* begin Material shown *

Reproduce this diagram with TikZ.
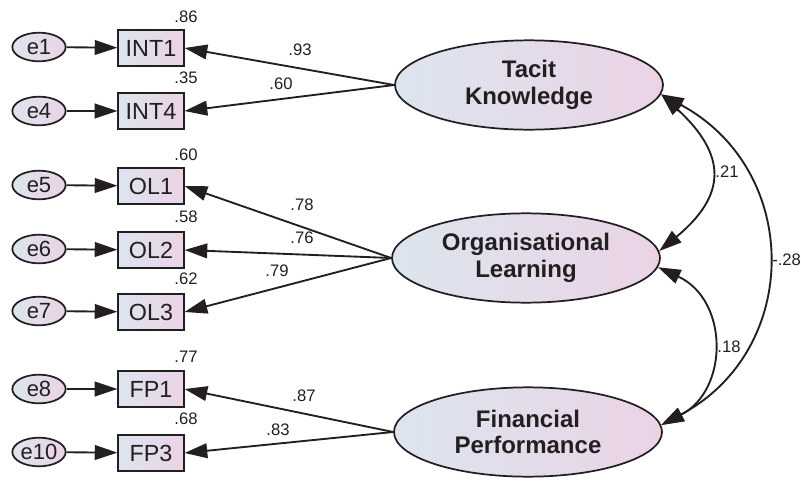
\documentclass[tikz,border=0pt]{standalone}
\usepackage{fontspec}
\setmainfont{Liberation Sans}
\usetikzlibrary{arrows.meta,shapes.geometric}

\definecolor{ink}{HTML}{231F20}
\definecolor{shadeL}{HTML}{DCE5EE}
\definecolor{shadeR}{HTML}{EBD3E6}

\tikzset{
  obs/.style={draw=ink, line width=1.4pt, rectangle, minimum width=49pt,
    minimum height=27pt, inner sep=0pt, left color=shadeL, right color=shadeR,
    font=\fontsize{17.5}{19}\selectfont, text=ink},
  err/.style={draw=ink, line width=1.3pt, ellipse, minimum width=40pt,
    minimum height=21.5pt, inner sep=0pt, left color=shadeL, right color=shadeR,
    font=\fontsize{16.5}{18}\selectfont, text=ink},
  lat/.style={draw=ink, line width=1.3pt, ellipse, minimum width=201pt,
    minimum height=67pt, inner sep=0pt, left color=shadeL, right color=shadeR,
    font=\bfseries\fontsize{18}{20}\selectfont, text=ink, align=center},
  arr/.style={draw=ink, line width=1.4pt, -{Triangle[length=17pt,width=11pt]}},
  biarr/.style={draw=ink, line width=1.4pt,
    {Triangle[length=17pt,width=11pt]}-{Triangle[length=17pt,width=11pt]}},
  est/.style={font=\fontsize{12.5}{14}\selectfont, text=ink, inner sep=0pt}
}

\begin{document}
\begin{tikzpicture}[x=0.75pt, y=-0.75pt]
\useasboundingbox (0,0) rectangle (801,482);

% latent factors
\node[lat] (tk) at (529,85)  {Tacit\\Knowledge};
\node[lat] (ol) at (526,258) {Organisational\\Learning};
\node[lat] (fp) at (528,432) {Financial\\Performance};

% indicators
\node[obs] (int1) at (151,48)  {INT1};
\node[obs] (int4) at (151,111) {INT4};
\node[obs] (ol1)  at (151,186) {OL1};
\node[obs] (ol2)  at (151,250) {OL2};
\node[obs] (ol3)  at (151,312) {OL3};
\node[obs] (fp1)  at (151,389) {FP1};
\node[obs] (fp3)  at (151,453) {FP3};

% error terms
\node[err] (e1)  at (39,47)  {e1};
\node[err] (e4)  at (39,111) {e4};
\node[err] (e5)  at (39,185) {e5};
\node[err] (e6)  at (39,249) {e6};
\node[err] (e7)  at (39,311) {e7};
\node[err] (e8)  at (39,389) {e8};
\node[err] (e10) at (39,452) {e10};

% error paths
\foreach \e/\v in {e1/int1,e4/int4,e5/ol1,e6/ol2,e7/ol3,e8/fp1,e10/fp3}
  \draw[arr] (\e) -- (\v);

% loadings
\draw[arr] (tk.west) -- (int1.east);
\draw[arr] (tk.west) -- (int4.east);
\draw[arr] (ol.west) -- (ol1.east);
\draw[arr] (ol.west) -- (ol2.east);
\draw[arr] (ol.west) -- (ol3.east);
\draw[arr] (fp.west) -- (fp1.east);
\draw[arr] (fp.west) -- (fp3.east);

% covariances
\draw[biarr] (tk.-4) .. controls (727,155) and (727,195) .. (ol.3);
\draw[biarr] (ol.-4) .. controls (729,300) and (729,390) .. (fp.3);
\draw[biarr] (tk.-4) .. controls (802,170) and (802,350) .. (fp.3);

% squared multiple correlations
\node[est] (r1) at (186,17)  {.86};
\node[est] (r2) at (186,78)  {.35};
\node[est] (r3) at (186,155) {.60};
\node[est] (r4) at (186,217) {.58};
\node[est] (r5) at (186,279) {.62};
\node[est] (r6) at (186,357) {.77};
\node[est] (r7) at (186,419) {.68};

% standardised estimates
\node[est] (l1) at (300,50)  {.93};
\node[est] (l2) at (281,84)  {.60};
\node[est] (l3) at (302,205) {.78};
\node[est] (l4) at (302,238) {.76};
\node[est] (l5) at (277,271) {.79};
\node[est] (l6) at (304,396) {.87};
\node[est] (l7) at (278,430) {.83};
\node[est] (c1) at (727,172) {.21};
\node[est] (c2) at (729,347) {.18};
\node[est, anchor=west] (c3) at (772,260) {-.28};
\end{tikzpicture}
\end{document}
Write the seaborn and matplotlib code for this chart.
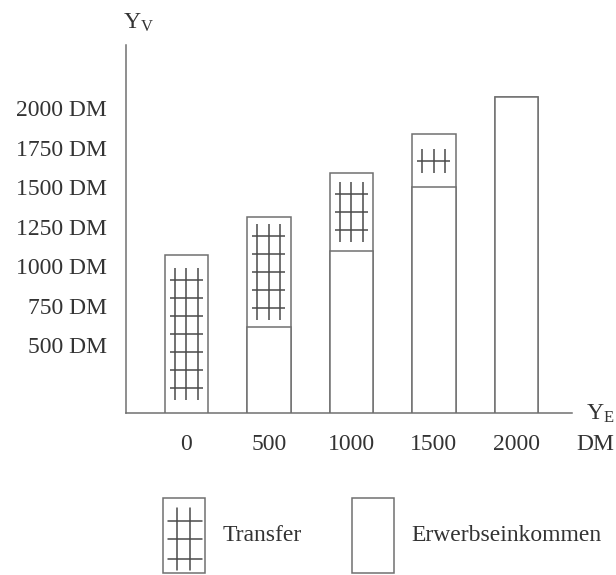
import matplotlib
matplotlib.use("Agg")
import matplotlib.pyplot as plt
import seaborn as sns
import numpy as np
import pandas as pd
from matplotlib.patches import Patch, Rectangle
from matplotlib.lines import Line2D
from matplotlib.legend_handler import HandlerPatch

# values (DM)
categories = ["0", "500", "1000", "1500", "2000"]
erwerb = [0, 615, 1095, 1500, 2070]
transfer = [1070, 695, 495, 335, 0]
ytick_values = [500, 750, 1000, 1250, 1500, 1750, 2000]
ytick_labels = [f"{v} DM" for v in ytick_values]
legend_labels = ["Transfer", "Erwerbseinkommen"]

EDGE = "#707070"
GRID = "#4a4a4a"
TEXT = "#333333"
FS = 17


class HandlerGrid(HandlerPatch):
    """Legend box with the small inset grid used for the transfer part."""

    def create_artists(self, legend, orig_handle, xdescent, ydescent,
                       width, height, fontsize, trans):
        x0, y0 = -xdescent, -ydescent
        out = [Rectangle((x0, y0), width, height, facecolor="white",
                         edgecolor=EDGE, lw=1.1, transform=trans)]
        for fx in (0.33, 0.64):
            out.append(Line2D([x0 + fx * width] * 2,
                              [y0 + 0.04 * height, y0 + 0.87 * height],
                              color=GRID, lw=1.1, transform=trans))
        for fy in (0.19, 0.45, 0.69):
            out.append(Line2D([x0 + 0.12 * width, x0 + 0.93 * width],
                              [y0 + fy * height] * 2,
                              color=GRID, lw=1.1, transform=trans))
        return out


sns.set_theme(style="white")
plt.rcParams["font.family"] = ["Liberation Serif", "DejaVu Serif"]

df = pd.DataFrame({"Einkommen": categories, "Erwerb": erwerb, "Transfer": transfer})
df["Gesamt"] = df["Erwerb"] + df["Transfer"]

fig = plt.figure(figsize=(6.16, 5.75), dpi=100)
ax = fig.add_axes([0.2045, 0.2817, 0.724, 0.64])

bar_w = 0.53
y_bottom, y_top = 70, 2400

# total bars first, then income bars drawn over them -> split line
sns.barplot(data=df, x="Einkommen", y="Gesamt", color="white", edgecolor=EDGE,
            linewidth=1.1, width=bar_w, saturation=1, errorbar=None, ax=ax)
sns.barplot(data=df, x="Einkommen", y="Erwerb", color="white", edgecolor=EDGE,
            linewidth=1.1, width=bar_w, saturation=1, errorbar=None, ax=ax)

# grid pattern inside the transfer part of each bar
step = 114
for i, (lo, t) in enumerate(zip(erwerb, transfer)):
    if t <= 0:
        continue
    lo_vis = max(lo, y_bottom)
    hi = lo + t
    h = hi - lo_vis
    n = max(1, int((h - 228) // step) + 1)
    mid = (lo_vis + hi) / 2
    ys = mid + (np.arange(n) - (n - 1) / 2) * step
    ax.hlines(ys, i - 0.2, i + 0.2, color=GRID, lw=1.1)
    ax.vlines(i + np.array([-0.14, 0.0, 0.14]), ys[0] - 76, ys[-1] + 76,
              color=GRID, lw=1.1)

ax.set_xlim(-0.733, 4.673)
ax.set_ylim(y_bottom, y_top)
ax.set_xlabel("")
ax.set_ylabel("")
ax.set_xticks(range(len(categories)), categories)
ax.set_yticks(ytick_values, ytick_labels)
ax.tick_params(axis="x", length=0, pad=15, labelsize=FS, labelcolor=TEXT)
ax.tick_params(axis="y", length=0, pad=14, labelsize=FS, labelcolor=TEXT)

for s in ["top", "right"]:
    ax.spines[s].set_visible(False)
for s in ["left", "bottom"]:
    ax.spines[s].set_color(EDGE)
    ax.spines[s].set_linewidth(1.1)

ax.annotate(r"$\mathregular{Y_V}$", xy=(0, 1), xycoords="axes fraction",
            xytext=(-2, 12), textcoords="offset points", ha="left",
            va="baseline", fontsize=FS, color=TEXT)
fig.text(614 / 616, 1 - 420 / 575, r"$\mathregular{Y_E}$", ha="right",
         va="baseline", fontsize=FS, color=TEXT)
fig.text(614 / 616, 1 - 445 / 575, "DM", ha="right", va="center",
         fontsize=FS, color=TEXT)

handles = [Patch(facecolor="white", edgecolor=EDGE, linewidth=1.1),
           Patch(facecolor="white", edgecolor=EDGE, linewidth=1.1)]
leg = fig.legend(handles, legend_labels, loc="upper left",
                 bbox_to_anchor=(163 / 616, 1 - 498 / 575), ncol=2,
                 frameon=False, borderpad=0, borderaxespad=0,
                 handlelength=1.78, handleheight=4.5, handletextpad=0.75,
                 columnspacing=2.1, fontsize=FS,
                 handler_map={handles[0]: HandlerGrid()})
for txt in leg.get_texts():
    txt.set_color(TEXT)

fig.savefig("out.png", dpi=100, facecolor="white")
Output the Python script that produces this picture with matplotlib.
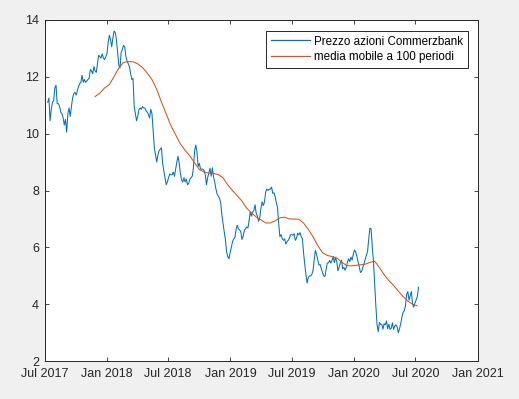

* end Material shown *

Begin with the line that contains "Write the seaborn", end with the line that contains "from matplotlib.legend_handler import", and set down every line in that range exactly as it stands, minus the pictures.

Write the seaborn and matplotlib code for this chart.
import matplotlib
matplotlib.use("Agg")
import matplotlib.pyplot as plt
import seaborn as sns
import numpy as np
import pandas as pd
from matplotlib.patches import Patch, Rectangle
from matplotlib.lines import Line2D
from matplotlib.legend_handler import HandlerPatch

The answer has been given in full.